‘An excellent question,’ he explained; ‘a woman’s question. Go on asking every question that may occur to you; but do not strain your mind to recollect.’
‘Am I disfigured?’ I asked.
‘That is right,’ said he; ‘go on questioning me.’
‘Let me look at the glass.’
‘No; don’t you see that I am about to bandage you—so! Do not remove this bandage. There is something that needs to heal, and your young Frenchman’s sticking-plaister has not helped you.’

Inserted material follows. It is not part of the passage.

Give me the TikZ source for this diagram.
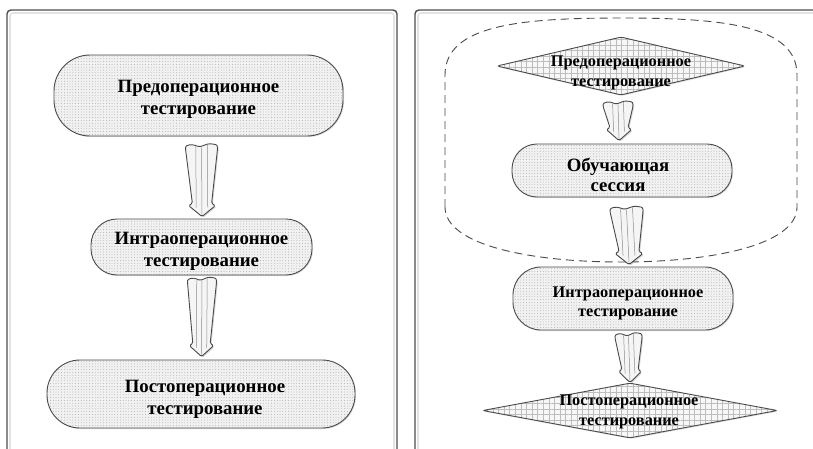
\documentclass[tikz,border=0pt]{standalone}
\usepackage{fontspec}
\setmainfont{Liberation Serif}
\usetikzlibrary{patterns.meta,shapes.geometric,shadows,calc}
\definecolor{edgec}{HTML}{4A4A4A}
\definecolor{pillbg}{HTML}{F1F1F1}
\definecolor{dotc}{HTML}{959595}
\definecolor{gridbg}{HTML}{F7F7F7}
\definecolor{gridc}{HTML}{BDBDBD}
\definecolor{arrbg}{HTML}{F5F5F5}
\definecolor{stripec}{HTML}{8A8A8A}
\definecolor{framec}{HTML}{4D4D4D}
\tikzset{
  panel/.style={draw=framec, line width=1.4pt, rounded corners=4pt},
  panelinner/.style={draw=gray!22, line width=1.6pt, rounded corners=3pt},
  pill/.style={draw=edgec, line width=0.9pt, rounded corners=#1,
    drop shadow={shadow xshift=1pt, shadow yshift=-1pt, opacity=0.25},
    preaction={fill=pillbg},
    pattern={Dots[distance=2.8pt, radius=0.4pt]}, pattern color=dotc,
    inner sep=0pt},
  diam/.style={shape=diamond, draw=edgec, line width=0.9pt, rounded corners=2.5pt,
    drop shadow={shadow xshift=1pt, shadow yshift=-1pt, opacity=0.25},
    preaction={fill=gridbg},
    pattern={Hatch[distance=5.6pt, angle=0, line width=0.4pt]}, pattern color=gridc,
    inner sep=0pt},
  bigtxt/.style={font=\bfseries\fontsize{18.8}{22}\selectfont},
  smalltxt/.style={font=\bfseries\fontsize{16.3}{19.5}\selectfont},
  midtxt/.style={font=\bfseries\fontsize{18.8}{20}\selectfont},
  lbl/.style={align=center, inner sep=0pt, text=black},
  arrowbody/.style={draw=edgec, line width=0.9pt, fill=arrbg, rounded corners=1.5pt,
    drop shadow={shadow xshift=1.2pt, shadow yshift=-1.2pt, opacity=0.3}},
  stripe/.style={draw=stripec, line width=0.5pt},
  grouping/.style={draw=edgec, line width=0.9pt, dash pattern=on 8pt off 5pt}
}
\newcommand\blockarrow[3]{%
  \pgfmathsetmacro\baW{#3}%
  \pgfmathsetmacro\baS{0.6*#3}%
  \pgfmathsetmacro\baH{0.84*#3}%
  \pgfmathsetmacro\baT{0.3*#3}%
  \pgfmathsetmacro\baU{0.62*#3}%
  \pgfmathsetmacro\baL{0.36*#3}%
  \path[arrowbody] ($(#1)+(-\baW,4)$)
    .. controls ($(#1)+(-\baW,0)$) and ($(#1)+(-\baU,-1)$) .. ($(#1)+(-\baT,1)$)
    .. controls ($(#1)+(0,2.5)$) and ($(#1)+(\baT,-1.5)$) .. ($(#1)+(\baU,-1)$)
    .. controls ($(#1)+(\baW,-0.5)$) and ($(#1)+(\baW,1)$) .. ($(#1)+(\baW,4)$)
    -- ($(#2)+(\baS,-13)$) -- ($(#2)+(\baH,-11)$) -- (#2)
    -- ($(#2)+(-\baH,-11)$) -- ($(#2)+(-\baS,-13)$) -- cycle;
  \draw[stripe] ($(#1)+(-\baL,1.5)$) -- ($(#2)+(-\baL,-9)$);
  \draw[stripe] ($(#1)+(0,2.5)$) -- ($(#2)+(0,-2)$);
  \draw[stripe] ($(#1)+(\baL,0)$) -- ($(#2)+(\baL,-9)$);
}
\begin{document}
\begin{tikzpicture}[x=1pt,y=-1pt]
\useasboundingbox[fill=white] (0,0) rectangle (813,448);
% panels
\draw[panelinner] (10,13) rectangle (394,470);
\draw[panel] (7,10) rectangle (397,470);
\draw[panelinner] (418,13) rectangle (830,470);
\draw[panel] (415,10) rectangle (830,470);

% left panel
\node[pill=36pt, minimum width=289pt, minimum height=81pt] (L1) at (198.5,95.5) {};
\node[lbl, bigtxt] (L1t) at ($(L1.center)+(0,4)$) {Предоперационное\\тестирование};
\node[pill=26pt, minimum width=221pt, minimum height=56pt] (L2) at (201.5,247) {};
\node[lbl, bigtxt] (L2t) at ($(L2.center)+(0,4.5)$) {Интраоперационное\\тестирование};
\node[pill=33pt, minimum width=308pt, minimum height=68pt] (L3) at (201,394) {};
\node[lbl, bigtxt] (L3t) at ($(L3.center)+(4,5)$) {Постоперационное\\тестирование};

\coordinate (a1s) at ($(L1.south)+(3,8.5)$);
\coordinate (a1e) at ($(L2.north)+(0.5,-2)$);
\coordinate (a2s) at ($(L2.south)+(0.5,3)$);
\coordinate (a2e) at ($(L3.north)+(0.5,-3)$);
\blockarrow{a1s}{a1e}{16}
\blockarrow{a2s}{a2e}{14.5}

% right panel
\draw[grouping] (445,207) -- (445,75) .. controls (445,25) and (520,18) .. (621,18)
  .. controls (722,18) and (797,25) .. (797,75) -- (797,207)
  .. controls (797,245) and (712,262) .. (621,262)
  .. controls (530,262) and (445,245) .. cycle;

\node[diam, minimum width=248pt, minimum height=58pt] (R1) at (621,66) {};
\node[lbl, smalltxt] (R1t) at ($(R1.center)+(0,7)$) {Предоперационное\\тестирование};
\node[pill=25pt, minimum width=220pt, minimum height=53pt] (R2) at (622,170.5) {};
\node[lbl, midtxt] (R2t) at ($(R2.center)+(-4,4)$) {Обучающая\\сессия};
\node[pill=28pt, minimum width=220pt, minimum height=63pt] (R3) at (623,298.5) {};
\node[lbl, smalltxt] (R3t) at ($(R3.center)+(5,5)$) {Интраоперационное\\тестирование};
\node[diam, minimum width=295pt, minimum height=55pt] (R4) at (630,410.5) {};
\node[lbl, smalltxt] (R4t) at ($(R4.center)+(-1,1.5)$) {Постоперационное\\тестирование};

\coordinate (b1s) at ($(R1.south)+(-3,7)$);
\coordinate (b1e) at ($(R2.north)+(-3,-3)$);
\coordinate (b2s) at ($(R2.south)+(4.5,10)$);
\coordinate (b2e) at ($(R3.north)+(6,-2)$);
\coordinate (b3s) at ($(R3.south)+(5.5,3.5)$);
\coordinate (b3e) at ($(R4.north)+(0,0)$);
\blockarrow{b1s}{b1e}{15}
\blockarrow{b2s}{b2e}{16.5}
\blockarrow{b3s}{b3e}{13.5}
\end{tikzpicture}
\end{document}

The surgeon left me after saying that he would send me a powerful tonic, which I was to take so many times a day, and when he was gone I got out of the bunk, in which I had slept fully dressed, and going to the glass over the washstand looked into it. The face that gazed back upon me was no longer the forbidding, the almost repulsive countenance that I remembered. The removal of the darkened and bloodstained strips of sticking-plaister had made a wonderful difference. In their place was a snow-white bandage, skilfully fitted. It hid a portion of the right brow, and descended so as to conceal the bridge of the nose, but it left my right eye visible; and when I looked at my eyes I observed that they were no longer leaden and lustreless, but that, on the contrary, there was the light of life in them, and the dark pupils soft and liquid.
This I knew by comparing my face with the face with which I had awoke to consciousness on board the brig; but I remembered no other face than that.
I stood for some while staring in the glass, recalling the assurance of the surgeon that I was a woman of four- or five-and-twenty, and contrasting that notion with the belief Alphonse had expressed, that my age was forty-five, and I kept on saying to myself, Who am I? and silently repeating over and over again the letters A. C. until, recalling Mr. McEwan’s advice to me not to strain my brain, I broke away with a sudden horror, as of insanity, from the glass, and went to the cabin porthole.
I could see very little of the sky and sea, but what I saw was beautiful with the colouring of the rich dark gold of sunset. I gazed almost directly west, and as much as I could behold of the heavens that way was a glowing and a throbbing crimson, barred with streaks of violet gloriously edged with ruby flames. The sea ran red as the sky; every ridged head of purple broke into rosy froth. In the heart of this little circle of western magnificence formed by the porthole was a ship with orange-coloured sails. I watched her, and thought of the young Frenchman, and wondered whether the crew of the brig had perished, as Captain Ladmore supposed, or whether they had been picked up during the darkness of the night by some vessel that had passed at too great a distance to be observed by the people of the Deal Castle.
Whilst I stood thus looking and thinking, the door was opened by an under-steward to enable Mrs. Richards to enter with a tray, which she grasped with both hands.